Exercise: Print exactly the lines from the first one down to the line containing "520, 575, 550]", both ends included, with no pictures and nothing else.

Material:
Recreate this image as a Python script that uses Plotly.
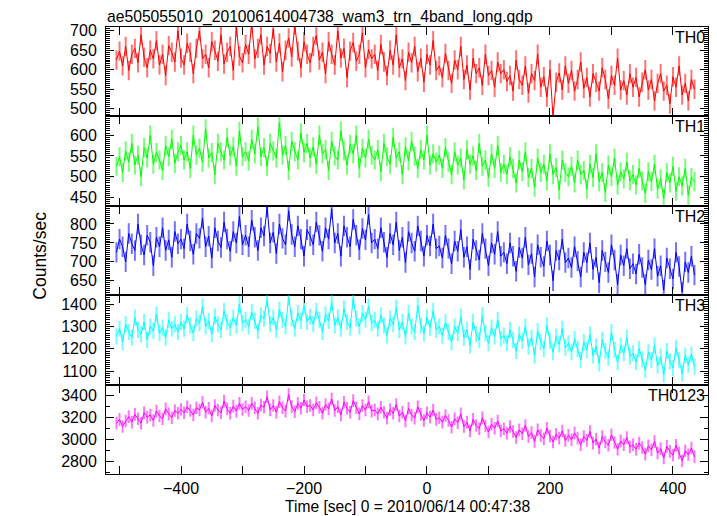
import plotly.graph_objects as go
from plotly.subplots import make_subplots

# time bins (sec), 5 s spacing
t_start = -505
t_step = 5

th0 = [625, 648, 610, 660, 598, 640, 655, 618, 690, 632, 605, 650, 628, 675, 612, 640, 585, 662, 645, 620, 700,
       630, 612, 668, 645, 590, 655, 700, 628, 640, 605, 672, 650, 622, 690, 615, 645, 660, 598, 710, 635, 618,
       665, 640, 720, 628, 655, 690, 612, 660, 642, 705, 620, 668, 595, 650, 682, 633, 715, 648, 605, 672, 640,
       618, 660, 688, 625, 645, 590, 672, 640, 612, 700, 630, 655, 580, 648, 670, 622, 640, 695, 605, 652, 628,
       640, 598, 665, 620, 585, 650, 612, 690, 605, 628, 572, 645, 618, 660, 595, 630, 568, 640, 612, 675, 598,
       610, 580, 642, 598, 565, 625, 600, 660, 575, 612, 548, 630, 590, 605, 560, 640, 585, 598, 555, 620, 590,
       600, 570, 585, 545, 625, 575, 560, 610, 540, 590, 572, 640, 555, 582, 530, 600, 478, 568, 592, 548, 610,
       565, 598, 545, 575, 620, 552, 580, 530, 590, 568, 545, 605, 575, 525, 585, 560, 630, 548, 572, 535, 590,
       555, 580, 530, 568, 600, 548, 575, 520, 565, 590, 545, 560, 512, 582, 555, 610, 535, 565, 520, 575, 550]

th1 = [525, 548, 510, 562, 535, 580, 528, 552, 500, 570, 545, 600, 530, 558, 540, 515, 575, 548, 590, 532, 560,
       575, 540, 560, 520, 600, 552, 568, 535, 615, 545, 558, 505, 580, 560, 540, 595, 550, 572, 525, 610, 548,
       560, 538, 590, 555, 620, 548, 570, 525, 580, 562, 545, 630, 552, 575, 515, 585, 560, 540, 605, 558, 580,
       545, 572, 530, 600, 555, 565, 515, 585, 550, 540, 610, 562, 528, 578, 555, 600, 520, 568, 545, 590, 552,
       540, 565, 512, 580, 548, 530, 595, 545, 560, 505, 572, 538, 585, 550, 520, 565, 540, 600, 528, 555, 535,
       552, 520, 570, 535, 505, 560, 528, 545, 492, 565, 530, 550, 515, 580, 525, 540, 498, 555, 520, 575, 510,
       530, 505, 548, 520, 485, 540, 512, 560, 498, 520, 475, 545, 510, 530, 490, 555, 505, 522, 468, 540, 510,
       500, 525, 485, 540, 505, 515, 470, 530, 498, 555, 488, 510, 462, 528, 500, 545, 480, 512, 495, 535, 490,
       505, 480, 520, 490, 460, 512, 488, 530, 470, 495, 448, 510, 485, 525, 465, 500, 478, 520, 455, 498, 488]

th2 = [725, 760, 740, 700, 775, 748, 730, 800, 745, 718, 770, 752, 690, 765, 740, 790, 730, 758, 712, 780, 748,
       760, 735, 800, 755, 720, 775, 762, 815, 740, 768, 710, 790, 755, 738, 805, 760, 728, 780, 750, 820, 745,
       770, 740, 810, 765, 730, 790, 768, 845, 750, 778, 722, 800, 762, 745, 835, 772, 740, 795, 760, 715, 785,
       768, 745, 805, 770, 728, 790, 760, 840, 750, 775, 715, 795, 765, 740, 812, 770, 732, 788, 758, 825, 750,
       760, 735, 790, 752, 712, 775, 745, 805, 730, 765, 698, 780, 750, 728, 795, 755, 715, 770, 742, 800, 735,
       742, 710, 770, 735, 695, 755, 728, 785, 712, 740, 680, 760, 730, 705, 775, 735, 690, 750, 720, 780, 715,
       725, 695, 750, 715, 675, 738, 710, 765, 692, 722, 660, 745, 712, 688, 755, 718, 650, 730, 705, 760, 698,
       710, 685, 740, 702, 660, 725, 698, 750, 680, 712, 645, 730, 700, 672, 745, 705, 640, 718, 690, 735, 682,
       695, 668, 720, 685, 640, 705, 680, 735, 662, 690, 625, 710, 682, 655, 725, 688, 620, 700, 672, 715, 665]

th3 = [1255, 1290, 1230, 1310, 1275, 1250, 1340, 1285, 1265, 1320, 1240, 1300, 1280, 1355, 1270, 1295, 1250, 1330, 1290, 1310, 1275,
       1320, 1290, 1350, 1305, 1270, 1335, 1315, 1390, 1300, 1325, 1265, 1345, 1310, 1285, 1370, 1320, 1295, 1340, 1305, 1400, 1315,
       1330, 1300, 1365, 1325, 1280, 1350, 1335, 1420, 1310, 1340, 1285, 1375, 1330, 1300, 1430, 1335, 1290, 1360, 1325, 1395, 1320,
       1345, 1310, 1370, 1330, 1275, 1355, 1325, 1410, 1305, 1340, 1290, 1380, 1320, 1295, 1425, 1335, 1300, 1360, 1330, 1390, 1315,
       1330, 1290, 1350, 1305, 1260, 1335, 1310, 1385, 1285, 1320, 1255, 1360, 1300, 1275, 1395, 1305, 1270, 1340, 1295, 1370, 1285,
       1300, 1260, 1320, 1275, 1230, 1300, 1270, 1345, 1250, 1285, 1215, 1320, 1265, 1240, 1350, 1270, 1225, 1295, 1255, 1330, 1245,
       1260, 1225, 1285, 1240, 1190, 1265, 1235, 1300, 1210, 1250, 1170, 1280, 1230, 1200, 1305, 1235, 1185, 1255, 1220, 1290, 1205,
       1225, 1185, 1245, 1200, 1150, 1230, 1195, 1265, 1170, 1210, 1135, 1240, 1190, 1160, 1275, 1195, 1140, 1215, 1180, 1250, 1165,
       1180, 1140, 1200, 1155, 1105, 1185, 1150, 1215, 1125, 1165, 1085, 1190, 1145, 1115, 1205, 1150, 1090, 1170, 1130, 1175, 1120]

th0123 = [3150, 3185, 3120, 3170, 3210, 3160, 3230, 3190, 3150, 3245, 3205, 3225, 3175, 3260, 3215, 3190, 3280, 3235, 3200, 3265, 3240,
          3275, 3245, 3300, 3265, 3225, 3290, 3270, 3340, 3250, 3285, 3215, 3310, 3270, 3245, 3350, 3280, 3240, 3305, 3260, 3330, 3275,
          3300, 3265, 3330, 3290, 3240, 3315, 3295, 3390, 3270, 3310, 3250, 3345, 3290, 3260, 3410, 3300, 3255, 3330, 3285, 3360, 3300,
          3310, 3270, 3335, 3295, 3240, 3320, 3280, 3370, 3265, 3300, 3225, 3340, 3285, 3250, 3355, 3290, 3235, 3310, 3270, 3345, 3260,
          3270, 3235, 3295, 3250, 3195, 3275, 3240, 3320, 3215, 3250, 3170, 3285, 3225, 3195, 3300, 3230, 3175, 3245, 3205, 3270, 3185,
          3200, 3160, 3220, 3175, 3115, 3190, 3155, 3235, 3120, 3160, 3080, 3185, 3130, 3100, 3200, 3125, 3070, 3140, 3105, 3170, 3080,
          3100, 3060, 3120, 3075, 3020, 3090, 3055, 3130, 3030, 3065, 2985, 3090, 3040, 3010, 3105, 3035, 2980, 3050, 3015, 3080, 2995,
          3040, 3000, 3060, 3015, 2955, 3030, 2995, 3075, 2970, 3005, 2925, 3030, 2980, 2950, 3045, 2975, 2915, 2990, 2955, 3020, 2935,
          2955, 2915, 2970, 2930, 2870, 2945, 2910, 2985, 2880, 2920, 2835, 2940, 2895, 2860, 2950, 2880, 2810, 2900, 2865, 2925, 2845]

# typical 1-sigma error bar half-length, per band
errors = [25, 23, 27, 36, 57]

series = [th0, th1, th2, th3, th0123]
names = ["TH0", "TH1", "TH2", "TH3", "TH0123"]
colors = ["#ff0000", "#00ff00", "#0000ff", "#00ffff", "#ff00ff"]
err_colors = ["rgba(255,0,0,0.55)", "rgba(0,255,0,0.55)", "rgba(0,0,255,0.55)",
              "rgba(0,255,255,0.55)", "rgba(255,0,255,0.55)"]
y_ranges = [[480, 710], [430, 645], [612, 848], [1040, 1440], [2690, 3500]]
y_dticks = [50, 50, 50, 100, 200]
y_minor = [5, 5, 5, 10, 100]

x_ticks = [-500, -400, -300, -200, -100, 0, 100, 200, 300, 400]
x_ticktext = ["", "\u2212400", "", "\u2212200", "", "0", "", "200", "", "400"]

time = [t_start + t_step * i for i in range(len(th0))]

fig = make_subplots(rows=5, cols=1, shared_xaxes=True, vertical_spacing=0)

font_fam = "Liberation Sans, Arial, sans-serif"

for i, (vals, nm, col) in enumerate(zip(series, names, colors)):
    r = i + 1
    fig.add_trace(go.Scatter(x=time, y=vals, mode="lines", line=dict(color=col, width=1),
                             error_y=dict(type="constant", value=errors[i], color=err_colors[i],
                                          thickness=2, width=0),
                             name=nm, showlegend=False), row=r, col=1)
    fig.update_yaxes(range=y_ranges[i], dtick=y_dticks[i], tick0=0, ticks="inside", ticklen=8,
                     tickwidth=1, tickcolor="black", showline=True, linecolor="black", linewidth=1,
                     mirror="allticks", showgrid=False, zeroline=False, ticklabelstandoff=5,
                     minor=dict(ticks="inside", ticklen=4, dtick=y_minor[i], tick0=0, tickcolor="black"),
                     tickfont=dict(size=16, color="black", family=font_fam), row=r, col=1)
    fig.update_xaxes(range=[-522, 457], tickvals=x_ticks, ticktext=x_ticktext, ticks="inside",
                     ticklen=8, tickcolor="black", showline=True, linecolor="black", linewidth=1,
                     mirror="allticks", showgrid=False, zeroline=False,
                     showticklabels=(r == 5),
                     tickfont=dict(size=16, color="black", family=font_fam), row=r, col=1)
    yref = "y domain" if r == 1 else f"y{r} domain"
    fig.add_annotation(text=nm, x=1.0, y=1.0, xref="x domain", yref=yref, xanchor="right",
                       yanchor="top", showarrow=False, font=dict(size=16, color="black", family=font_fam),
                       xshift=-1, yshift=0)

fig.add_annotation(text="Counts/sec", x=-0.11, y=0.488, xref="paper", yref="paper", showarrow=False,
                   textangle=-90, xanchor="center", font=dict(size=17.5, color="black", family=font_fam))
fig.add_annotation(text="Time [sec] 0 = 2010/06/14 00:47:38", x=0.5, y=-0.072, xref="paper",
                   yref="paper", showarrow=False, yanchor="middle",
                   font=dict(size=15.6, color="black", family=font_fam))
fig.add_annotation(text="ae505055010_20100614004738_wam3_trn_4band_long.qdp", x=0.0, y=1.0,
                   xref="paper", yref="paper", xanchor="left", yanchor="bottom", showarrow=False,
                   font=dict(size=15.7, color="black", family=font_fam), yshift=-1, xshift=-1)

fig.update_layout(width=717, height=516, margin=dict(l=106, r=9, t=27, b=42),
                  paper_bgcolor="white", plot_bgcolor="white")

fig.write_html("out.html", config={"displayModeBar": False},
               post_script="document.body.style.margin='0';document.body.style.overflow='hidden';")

Result of the exercise:
Recreate this image as a Python script that uses Plotly.
import plotly.graph_objects as go
from plotly.subplots import make_subplots

# time bins (sec), 5 s spacing
t_start = -505
t_step = 5

th0 = [625, 648, 610, 660, 598, 640, 655, 618, 690, 632, 605, 650, 628, 675, 612, 640, 585, 662, 645, 620, 700,
       630, 612, 668, 645, 590, 655, 700, 628, 640, 605, 672, 650, 622, 690, 615, 645, 660, 598, 710, 635, 618,
       665, 640, 720, 628, 655, 690, 612, 660, 642, 705, 620, 668, 595, 650, 682, 633, 715, 648, 605, 672, 640,
       618, 660, 688, 625, 645, 590, 672, 640, 612, 700, 630, 655, 580, 648, 670, 622, 640, 695, 605, 652, 628,
       640, 598, 665, 620, 585, 650, 612, 690, 605, 628, 572, 645, 618, 660, 595, 630, 568, 640, 612, 675, 598,
       610, 580, 642, 598, 565, 625, 600, 660, 575, 612, 548, 630, 590, 605, 560, 640, 585, 598, 555, 620, 590,
       600, 570, 585, 545, 625, 575, 560, 610, 540, 590, 572, 640, 555, 582, 530, 600, 478, 568, 592, 548, 610,
       565, 598, 545, 575, 620, 552, 580, 530, 590, 568, 545, 605, 575, 525, 585, 560, 630, 548, 572, 535, 590,
       555, 580, 530, 568, 600, 548, 575, 520, 565, 590, 545, 560, 512, 582, 555, 610, 535, 565, 520, 575, 550]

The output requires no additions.